Introduction
In sanitaryware production, plaster molds are critical for slip casting, with their lifespan directly impacting production costs, efficiency, and product consistency. This paper summarizes comprehensive measures to extend plaster mold longevity through design and manufacturing, standardized usage, and scientific maintenance.
I. Design and Manufacturing Phase
A mold's inherent quality determines its maximum lifespan, though it inevitably reaches the end of its service life.
Regarding gypsum powder selection, high-strength α-hemihydrate gypsum is employed. Its dense crystalline structure yields significantly higher mechanical strength than standard β-gypsum. By selecting premium brands and batches, consistent purity and performance are ensured.
Optimizing the gypsum slurry ratio—moderately increasing the paste-to-water ratio while maintaining adequate water absorption—substantially enhances mold mechanical strength and abrasion resistance. The mold's permeability must be uniformly consistent throughout, avoiding locally excessive porosity or density. This ensures uniform slurry absorption rates and minimizes localized stress.
II. Standardized Usage Process
Proper operation is key to preventing premature mold failure. Standardize mold assembly and disassembly procedures: During assembly, ensure all modules are aligned and securely locked into place to prevent edge damage from misalignment.
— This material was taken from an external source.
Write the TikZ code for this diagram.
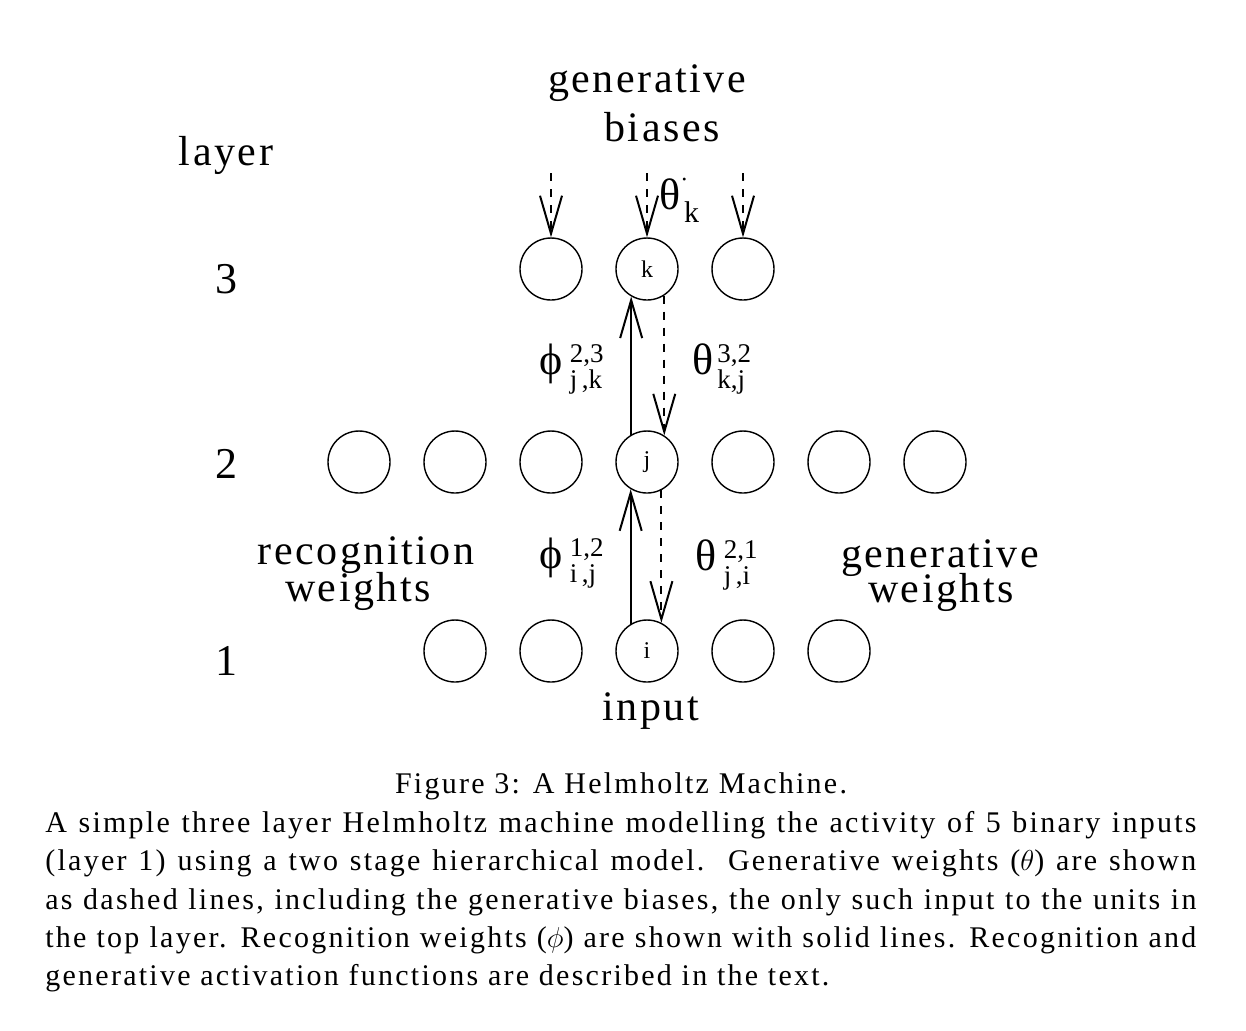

For demolding, use compressed air or wooden/plastic tools. Never strike or pry with metal tools to prevent hard impact damage. Control slurry injection and absorption time to avoid excessive thickening of the mold body, which increases demolding difficulty and imposes expansion stress on the mold. Strictly adhere to process requirements for slurry absorption duration. Maintain relatively dry molds, as damp molds have low strength and are highly susceptible to damage during demolding. Establish a standardized mold drying protocol.
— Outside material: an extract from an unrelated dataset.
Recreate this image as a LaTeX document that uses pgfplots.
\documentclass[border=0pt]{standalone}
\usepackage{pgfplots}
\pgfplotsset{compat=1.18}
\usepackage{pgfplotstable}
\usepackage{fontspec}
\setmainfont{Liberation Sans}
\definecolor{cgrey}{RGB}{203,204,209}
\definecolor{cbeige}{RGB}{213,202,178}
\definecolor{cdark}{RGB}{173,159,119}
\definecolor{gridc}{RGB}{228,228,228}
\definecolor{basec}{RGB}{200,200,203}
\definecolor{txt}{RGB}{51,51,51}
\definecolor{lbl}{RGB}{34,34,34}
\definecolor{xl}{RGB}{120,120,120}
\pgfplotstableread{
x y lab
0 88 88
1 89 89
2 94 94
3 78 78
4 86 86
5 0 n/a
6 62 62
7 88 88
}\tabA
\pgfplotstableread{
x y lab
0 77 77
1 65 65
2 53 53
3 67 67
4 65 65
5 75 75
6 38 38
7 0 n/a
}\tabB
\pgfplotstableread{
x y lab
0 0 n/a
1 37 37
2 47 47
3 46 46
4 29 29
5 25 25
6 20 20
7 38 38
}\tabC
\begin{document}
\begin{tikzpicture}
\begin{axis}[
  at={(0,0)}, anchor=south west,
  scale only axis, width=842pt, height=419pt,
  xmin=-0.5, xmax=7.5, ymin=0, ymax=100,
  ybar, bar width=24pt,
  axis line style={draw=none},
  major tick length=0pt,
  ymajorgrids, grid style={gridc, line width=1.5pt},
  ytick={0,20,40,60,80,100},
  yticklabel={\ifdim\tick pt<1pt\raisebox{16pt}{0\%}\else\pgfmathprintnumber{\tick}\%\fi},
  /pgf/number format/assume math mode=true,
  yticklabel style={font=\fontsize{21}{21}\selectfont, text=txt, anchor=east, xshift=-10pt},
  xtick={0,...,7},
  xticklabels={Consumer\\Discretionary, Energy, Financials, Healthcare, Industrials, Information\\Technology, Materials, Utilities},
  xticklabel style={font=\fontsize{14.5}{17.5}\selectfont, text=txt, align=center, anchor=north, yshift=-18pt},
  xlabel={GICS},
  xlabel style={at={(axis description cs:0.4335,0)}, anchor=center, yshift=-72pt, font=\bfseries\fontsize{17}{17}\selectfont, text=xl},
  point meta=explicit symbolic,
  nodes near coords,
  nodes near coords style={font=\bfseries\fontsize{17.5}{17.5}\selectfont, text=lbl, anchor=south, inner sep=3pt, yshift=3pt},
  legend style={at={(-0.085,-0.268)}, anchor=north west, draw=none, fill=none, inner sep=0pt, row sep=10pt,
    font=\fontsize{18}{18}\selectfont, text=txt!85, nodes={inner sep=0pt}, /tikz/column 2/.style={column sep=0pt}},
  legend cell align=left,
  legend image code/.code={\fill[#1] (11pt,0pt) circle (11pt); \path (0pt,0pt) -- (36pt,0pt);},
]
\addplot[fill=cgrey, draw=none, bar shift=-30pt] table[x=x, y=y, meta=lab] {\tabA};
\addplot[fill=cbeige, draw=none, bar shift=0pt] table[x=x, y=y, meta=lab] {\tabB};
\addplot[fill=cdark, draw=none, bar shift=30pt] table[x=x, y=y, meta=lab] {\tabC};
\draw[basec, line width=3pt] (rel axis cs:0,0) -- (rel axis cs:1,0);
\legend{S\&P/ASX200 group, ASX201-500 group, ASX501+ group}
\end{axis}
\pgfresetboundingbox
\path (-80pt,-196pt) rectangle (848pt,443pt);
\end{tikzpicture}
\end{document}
III. Scientific Maintenance
Regular maintenance is key to extending the lifespan of plaster molds. Clean promptly and treat surfaces using soft brushes or sponges to remove residual slurry, maintaining cavity smoothness. Never scrape with hard objects. Perform periodic “mold washing” using specialized cleaners to dissolve the “slurry glaze” layer formed by electrolyte accumulation from slurry, restoring water absorption properties. Minor cracks or defects occurring during use should be promptly repaired with plaster slurry or specialized repair compounds to prevent defect propagation. Minimize the use of release agents containing highly corrosive components; prioritize mild release agents that enhance mold surface hardness.
IV. Systematic Management
Treat molds as critical assets. Record production dates, usage frequency, maintenance history, and implement a rotation system. Avoid continuous high-intensity use of the same mold set, ensuring adequate drying and recovery time. Adhere to the “prepare more, use less” principle by maintaining sufficient spare molds for rotation. Establish clear criteria for mold retirement. Immediately retire molds exhibiting irreparable large cracks, critical dimensional deviations, or significantly reduced water absorption rates to prevent product quality issues.
Conclusion
Extending the lifespan of sanitary ceramic plaster molds relies not on isolated measures but on establishing a comprehensive system encompassing “design and manufacturing – standardized operation – scientific maintenance – systematic management.” By implementing the aforementioned systematic technical measures, mold service life can be increased by 30%-50% or more. This significantly reduces production costs, stabilizes product quality, and enhances overall competitiveness.